Thursday, February 29, 2024

Absurdities of the Juicero and Libraries

Juicero, circa 2013
Though Julia Glassman is no longer a librarian, her brilliant article, The Innovation Fetish and Slow Librarianship continues to influence the way I view the absurdity of academic libraries during my tenure in this profession.   The article deserves much more attention than I think it gets.   It uses the analogy of a now-defunct and short-lived fad by drawing parallels between the failed Juicero Inc., a Silicon Valley startup producing an expensive and impractical juicing machine, and the pressures faced by academic librarians to constantly innovate in their roles. 

The Juicero, initially marketed as an innovative internet-connected device, was later revealed to be unnecessary as users could achieve the same result by squeezing the juice bags with their hands. The author sees the Juicero as a symptom of late capitalism, emphasizing the pressure for constant innovation in a market saturated with gadgets.

The author relates this to the academic librarian's environment, where career advancement relies on showcasing innovation.  I've certainly experienced this myself, having been caught up in the euphoria of Web 2.0, Library 2.0 and the semantic web just a decade ago -- a sign of the obsession with innovation in academic librarianship, driven by a corporatized academia that prioritizes measurable achievements and publications.  The pressure to constantly innovate, often for its own sake, can lead to impractical projects that consume time and resources without addressing genuine needs.

Glassman recounts a scenario where MLIS students suggested changing a popular reading collection to be less "object-centric" without providing a clear vision for the alternative.  Thus, the rush for constant innovation can result in ideas that lack practicality and fail to meet the actual needs of patrons.   

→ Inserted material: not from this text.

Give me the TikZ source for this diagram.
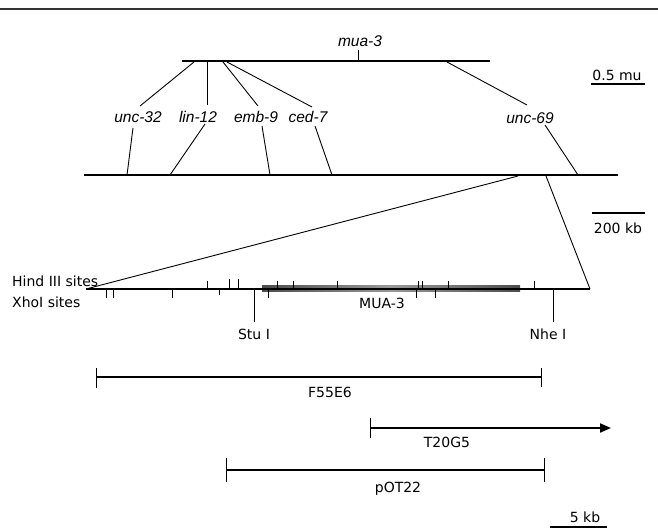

The author reflects on personal experiences of succumbing to the pressure to innovate, even when existing methods were effective.  The obsession with innovation is deeply ingrained in the academic librarian profession, fueled by the need for immediate and tangible outcomes to justify investments.   I've witnessed this myself, playing a hand in accepting directives while secretly scratching my head at the logic of decisions.

I recall one instance of securing an iPad against the pillar in the middle of the library with no purpose other than it looked "innovative" to do so.   It was stolen the next day and quickly ended the innovative and expensive experiment.   Interestingly, the computer workstations adjacent to the iPad seemed to do just fine the decade before and the decade after the stolen iPad initiative. 

As a solution, the article proposes looking to the Slow Movement for guidance, advocating for a Slow Librarianship approach that prioritizes reflection and meaningful practices over a constant pursuit of impressive achievements. This alternative approach aims to provide deeper, more lasting, and more human services to patrons by rejecting the constant need for innovation and allowing for more thoughtful and responsive practices.  It's something that I'm still trying to integrate into my own work and approach to my life.   It's always a work in progress.   Thankfully, it's not considered innovative.

1 comment:

Jean said...

Interesting... about innovation just for the sake of employee performance on tenure track.

We need another moniker than "slow librarianship". Something akin to "What Works" or Customer-Focused Librarianship. I know. Ir sounds dull but in light of AI and other information literacy challenges right now, there is now a special urgency for the library profession press onward and focus hard. Imagine trying to each very young/yet to be born generations who will increasingly be challenged to distinguish info.created by a human being vs. AI.